4K Ultra HD TV dominated the headlines at CES 2014, but no matter how big and beautiful the TVs get, that alone isn’t enough to tempt consumers to buy them. Sure the ultra high-definition (UHD) televisions look great and give anyone who owns one massive bragging rights over their mates, but until we actually have enough native 4K content to watch on them, it’s hard to justify the price premium over 1080p HDTVs.
We’ve seen some efforts being made in this direction, notably from Sony with its 4K Media streaming service, and more recently from Netflix with its plans to stream 4K programming to subscribers. But streaming 4K content isn’t really the answer, because the medium is reliant on numerous variables, including connection speeds, bandwidth and compression bit-rates.
What’s needed is a more reliable medium for delivering 4K content, something that won’t need to depend on our internet connections – in other words, what’s needed is good, old-fashioned Blu-rays, physical media on which 4K movies can be stored.
The good news is we’re seeing slow progress being made in that direction. Only yesterday it was reported by Samsung that the technology to create multi-layered 4K Blu-rays already exists.
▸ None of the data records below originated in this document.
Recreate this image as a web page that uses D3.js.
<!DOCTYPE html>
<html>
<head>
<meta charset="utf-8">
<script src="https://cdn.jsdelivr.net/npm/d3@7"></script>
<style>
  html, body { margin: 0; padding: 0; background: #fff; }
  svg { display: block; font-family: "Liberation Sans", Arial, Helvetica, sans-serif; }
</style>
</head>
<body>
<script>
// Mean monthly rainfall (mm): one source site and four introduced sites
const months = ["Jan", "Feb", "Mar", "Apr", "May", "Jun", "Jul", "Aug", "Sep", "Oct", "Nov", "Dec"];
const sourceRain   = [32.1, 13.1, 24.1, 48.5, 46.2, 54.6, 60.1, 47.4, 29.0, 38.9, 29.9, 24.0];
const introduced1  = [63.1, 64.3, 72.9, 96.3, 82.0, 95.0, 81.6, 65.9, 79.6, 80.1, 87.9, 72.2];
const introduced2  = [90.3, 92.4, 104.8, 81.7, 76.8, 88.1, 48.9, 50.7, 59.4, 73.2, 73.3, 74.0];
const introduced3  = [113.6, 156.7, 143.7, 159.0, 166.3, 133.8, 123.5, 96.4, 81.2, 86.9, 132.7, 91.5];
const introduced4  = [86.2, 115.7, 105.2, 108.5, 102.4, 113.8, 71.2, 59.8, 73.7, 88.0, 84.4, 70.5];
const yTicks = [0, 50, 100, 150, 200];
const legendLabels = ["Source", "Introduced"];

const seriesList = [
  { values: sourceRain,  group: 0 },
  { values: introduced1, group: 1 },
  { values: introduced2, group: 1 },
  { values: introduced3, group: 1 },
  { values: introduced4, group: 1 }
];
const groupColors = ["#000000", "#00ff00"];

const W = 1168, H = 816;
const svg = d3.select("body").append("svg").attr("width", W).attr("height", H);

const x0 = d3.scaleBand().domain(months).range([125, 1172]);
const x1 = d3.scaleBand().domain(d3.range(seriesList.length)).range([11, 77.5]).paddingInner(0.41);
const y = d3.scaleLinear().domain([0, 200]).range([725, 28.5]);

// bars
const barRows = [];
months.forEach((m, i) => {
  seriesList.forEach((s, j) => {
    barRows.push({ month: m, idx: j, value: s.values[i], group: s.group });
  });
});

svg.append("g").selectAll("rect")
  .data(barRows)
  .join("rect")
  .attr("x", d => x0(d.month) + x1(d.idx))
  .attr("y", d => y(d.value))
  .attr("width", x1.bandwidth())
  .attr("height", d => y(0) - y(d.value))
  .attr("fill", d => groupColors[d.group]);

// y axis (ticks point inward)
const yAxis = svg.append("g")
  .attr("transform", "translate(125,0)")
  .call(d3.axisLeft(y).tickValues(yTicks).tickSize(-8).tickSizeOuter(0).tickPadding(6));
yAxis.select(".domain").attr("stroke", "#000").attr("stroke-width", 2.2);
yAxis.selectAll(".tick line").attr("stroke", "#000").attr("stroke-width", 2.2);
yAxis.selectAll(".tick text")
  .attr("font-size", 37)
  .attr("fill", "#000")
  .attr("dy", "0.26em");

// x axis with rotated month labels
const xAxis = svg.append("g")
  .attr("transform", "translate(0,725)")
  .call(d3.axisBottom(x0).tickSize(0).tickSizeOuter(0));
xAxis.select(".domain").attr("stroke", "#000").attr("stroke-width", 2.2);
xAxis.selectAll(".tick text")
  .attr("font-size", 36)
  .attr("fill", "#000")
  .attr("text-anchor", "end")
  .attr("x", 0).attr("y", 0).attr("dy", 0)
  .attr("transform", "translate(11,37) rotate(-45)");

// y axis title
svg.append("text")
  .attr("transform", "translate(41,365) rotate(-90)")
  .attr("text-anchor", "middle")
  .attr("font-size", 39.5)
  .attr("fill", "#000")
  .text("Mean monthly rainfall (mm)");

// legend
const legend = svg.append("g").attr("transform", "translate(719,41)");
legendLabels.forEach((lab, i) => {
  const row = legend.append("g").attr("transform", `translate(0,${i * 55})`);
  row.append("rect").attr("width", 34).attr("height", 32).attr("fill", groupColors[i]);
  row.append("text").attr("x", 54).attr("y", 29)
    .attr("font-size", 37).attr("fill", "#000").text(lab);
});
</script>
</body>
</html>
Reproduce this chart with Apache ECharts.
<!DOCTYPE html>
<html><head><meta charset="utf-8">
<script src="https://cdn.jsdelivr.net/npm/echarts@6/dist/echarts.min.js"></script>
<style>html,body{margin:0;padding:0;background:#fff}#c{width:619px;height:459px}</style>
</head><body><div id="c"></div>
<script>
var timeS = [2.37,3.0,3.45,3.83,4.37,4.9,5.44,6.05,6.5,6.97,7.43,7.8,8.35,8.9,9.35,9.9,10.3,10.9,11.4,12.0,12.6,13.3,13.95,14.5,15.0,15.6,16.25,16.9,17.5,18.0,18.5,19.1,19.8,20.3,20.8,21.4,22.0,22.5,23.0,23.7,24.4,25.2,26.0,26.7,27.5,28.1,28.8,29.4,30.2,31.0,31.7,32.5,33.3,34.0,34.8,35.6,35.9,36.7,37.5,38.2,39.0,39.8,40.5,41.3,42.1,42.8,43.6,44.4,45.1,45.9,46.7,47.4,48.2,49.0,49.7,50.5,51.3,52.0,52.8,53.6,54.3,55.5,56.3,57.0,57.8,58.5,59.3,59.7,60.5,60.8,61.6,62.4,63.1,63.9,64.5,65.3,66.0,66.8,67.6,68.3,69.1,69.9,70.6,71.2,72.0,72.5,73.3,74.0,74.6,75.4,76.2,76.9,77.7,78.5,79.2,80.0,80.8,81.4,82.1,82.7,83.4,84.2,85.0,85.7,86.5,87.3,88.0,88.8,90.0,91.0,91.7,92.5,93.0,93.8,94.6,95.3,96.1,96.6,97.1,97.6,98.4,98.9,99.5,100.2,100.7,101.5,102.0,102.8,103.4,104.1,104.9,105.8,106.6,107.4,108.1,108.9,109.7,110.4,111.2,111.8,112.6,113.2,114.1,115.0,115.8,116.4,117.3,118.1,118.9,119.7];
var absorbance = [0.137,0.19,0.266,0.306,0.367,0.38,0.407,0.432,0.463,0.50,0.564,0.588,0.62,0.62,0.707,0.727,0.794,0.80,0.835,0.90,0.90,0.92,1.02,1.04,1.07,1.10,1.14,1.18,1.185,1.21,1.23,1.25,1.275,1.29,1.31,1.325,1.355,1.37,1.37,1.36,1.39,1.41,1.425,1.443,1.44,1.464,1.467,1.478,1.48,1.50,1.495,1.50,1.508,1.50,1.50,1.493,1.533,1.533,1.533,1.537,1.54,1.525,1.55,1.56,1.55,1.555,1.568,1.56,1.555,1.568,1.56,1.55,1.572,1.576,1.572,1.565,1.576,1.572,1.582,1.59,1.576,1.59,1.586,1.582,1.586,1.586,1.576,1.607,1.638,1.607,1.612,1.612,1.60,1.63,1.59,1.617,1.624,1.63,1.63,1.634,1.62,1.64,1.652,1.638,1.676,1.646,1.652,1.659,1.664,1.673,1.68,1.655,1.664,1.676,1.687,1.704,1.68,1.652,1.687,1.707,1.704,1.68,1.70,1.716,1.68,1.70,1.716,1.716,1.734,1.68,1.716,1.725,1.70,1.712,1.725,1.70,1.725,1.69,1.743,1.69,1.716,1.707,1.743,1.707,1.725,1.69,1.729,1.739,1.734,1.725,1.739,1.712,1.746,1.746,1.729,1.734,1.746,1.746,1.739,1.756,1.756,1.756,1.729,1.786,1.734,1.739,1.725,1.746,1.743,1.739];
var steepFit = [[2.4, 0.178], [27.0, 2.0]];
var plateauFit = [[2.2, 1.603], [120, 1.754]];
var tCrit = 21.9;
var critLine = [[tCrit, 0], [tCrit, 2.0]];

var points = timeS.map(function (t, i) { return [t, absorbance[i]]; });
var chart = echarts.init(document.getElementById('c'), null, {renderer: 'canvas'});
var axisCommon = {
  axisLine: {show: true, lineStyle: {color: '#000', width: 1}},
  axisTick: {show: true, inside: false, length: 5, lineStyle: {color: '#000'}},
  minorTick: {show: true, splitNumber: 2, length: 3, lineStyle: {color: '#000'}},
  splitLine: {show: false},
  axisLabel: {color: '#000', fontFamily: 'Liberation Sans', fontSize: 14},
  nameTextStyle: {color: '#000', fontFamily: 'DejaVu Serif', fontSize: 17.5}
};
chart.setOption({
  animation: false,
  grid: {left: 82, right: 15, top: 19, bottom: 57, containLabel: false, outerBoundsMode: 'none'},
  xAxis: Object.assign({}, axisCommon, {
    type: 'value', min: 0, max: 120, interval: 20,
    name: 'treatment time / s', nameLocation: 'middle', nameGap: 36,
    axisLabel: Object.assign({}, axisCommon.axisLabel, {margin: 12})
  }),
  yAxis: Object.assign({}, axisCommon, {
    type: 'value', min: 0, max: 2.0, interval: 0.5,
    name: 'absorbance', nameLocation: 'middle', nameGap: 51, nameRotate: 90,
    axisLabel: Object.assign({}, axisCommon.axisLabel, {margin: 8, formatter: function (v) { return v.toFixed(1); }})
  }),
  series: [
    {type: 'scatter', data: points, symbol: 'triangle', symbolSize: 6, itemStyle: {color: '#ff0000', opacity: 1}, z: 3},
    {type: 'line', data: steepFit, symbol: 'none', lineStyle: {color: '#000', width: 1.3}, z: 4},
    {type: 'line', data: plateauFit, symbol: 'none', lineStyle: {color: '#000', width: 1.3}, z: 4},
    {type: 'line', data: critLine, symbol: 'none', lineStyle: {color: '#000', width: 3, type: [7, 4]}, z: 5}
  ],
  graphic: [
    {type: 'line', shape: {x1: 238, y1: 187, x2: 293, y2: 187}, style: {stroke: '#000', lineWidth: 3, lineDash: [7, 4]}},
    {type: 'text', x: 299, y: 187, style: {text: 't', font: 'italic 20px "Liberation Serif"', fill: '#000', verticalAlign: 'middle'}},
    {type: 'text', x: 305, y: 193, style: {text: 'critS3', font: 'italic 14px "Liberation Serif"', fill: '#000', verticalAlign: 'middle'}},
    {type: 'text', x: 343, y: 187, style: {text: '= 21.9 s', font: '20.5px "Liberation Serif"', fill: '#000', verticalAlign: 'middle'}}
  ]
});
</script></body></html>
The only problem is that Samsung and others are waiting for content creators and the Blu-Ray Disc Association (BDA) to agree on standards – such as the preferred codec – for 4K Ultra HD content.
But with any luck, we won’t have to wait much longer for those standards to be established. Word of this came straight from the horse’s mouth via motion picture industry publication The Hollywood Reporter, when Victor Matsuda, chairman of BDA Global Promotions Committee, said that 4K Blu-rays should be a reality by the end of the year.
Speaking at CES, Matsuda told The Hollywood Reporter that the BDA had established a task force that includes representatives of 17 media companies, including Dolby, Disney, Fox, Sony and Technicolor, in order to speed things up. Matsuda added that the BDA’s board has approved extending Blu-ray to include 4K, and is now exploring the best possible technical blueprint for 4K media. And – this is the news we’ve all been waiting for – the organisation is aiming to complete the 4K Blu-ray standard framework before the end of this year, he said.